------ LISTED RECORDS ------

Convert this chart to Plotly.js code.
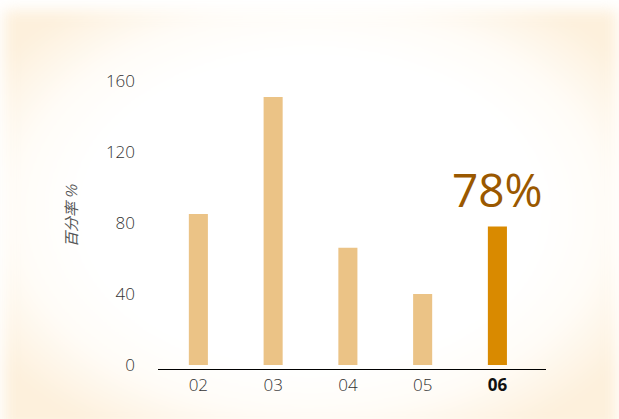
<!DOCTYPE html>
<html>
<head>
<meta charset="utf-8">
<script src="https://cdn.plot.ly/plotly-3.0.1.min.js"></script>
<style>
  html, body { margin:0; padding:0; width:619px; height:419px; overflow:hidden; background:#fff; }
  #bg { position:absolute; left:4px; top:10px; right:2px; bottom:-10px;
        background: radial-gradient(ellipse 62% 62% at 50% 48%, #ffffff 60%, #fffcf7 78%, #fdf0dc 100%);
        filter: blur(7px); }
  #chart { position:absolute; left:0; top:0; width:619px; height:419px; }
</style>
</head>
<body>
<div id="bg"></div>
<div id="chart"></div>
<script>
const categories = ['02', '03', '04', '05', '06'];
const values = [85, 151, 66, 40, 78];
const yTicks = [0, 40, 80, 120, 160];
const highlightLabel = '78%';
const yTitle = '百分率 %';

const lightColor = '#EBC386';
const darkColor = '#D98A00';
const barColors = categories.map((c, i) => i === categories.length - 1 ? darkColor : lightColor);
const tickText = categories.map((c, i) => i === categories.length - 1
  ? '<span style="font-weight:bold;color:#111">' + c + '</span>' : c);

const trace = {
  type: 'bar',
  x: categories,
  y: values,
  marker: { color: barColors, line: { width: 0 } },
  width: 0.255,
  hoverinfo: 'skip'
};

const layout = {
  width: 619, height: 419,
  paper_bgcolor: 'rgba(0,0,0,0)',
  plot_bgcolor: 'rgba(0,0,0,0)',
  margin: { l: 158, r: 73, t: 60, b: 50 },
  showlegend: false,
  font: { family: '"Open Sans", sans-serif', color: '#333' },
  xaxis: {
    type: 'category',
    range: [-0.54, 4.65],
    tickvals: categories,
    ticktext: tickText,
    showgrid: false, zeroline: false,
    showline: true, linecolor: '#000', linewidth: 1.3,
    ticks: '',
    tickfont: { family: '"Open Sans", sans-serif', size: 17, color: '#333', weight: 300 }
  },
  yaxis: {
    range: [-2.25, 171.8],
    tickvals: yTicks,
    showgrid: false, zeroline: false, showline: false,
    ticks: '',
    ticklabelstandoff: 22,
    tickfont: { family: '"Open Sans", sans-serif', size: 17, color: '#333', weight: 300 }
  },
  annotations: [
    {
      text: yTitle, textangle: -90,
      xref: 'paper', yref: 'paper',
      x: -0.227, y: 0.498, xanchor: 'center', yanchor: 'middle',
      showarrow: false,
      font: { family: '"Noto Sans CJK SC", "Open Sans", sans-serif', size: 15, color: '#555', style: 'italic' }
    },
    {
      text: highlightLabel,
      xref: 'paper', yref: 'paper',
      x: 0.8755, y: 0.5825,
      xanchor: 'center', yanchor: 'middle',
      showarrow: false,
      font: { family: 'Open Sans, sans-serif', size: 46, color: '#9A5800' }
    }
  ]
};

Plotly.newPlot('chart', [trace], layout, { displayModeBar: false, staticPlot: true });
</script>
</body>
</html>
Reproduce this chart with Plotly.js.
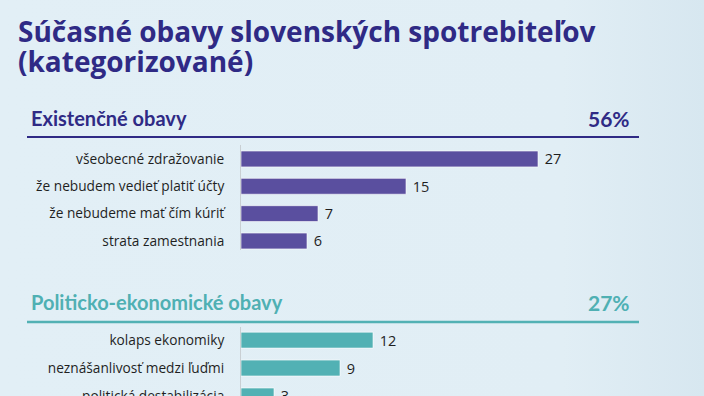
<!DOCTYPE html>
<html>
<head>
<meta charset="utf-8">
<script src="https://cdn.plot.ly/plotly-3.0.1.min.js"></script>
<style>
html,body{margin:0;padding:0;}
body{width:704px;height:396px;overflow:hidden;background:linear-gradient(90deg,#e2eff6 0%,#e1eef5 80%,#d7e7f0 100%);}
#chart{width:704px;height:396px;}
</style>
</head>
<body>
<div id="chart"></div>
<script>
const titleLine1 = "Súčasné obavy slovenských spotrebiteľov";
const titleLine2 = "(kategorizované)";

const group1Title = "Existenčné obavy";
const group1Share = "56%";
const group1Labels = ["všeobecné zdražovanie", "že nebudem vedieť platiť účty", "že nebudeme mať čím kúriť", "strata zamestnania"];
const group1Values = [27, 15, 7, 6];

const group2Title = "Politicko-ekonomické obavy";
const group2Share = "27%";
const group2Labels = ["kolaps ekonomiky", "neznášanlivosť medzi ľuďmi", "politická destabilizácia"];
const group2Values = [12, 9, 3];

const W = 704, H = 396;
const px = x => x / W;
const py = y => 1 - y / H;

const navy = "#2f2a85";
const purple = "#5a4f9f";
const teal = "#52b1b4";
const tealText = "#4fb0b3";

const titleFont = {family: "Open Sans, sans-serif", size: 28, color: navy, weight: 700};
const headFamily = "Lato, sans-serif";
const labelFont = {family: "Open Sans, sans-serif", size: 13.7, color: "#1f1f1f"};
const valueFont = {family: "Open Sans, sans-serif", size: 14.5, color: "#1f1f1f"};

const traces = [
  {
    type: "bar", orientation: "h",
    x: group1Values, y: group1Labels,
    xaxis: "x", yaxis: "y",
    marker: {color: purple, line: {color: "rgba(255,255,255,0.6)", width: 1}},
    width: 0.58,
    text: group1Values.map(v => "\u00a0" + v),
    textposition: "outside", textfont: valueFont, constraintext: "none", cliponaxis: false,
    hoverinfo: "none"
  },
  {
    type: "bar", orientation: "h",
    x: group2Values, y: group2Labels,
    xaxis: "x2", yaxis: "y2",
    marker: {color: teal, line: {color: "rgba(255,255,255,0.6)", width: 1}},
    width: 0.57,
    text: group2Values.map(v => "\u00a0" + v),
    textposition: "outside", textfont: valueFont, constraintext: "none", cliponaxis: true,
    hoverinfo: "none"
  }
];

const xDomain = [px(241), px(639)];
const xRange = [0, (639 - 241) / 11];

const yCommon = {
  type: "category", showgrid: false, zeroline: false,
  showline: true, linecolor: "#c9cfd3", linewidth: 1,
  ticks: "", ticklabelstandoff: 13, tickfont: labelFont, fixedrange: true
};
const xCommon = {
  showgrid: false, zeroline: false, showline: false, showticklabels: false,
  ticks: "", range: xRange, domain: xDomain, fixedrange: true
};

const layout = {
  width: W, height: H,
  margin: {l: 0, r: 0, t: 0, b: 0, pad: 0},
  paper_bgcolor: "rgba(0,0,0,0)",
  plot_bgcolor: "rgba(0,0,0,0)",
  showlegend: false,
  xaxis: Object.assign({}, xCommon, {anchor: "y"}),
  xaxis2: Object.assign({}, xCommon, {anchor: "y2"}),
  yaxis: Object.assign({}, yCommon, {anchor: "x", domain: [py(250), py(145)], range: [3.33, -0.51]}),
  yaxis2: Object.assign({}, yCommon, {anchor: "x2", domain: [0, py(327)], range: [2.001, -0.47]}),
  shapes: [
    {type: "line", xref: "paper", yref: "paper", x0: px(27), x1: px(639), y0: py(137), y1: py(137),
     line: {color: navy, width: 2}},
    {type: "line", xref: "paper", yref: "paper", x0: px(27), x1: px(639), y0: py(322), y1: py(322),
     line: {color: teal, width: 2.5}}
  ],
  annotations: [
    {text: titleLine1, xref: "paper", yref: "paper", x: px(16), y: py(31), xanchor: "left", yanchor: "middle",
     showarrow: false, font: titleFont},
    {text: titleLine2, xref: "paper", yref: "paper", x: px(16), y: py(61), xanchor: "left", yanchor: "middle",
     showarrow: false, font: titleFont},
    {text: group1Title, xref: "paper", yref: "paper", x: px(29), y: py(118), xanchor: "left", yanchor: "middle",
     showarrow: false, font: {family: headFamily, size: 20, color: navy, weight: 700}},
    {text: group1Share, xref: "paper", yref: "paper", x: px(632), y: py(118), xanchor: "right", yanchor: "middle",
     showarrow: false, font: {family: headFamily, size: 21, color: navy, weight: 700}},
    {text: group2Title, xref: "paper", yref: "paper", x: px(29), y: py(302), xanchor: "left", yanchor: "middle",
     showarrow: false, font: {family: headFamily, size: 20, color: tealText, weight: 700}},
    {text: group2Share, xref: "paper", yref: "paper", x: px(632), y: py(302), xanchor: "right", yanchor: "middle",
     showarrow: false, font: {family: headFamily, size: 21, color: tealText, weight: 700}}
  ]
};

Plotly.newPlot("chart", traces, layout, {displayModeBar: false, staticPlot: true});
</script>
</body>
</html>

------

» SHORT PROBLEM:
Review the preceding data and report every line that includes the string "chart".

» OUTPUT BELOW:
Convert this chart to Plotly.js code.
  #chart { position:absolute; left:0; top:0; width:619px; height:419px; }
<div id="chart"></div>
Plotly.newPlot('chart', [trace], layout, { displayModeBar: false, staticPlot: true });
Reproduce this chart with Plotly.js.
#chart{width:704px;height:396px;}
<div id="chart"></div>
Plotly.newPlot("chart", traces, layout, {displayModeBar: false, staticPlot: true});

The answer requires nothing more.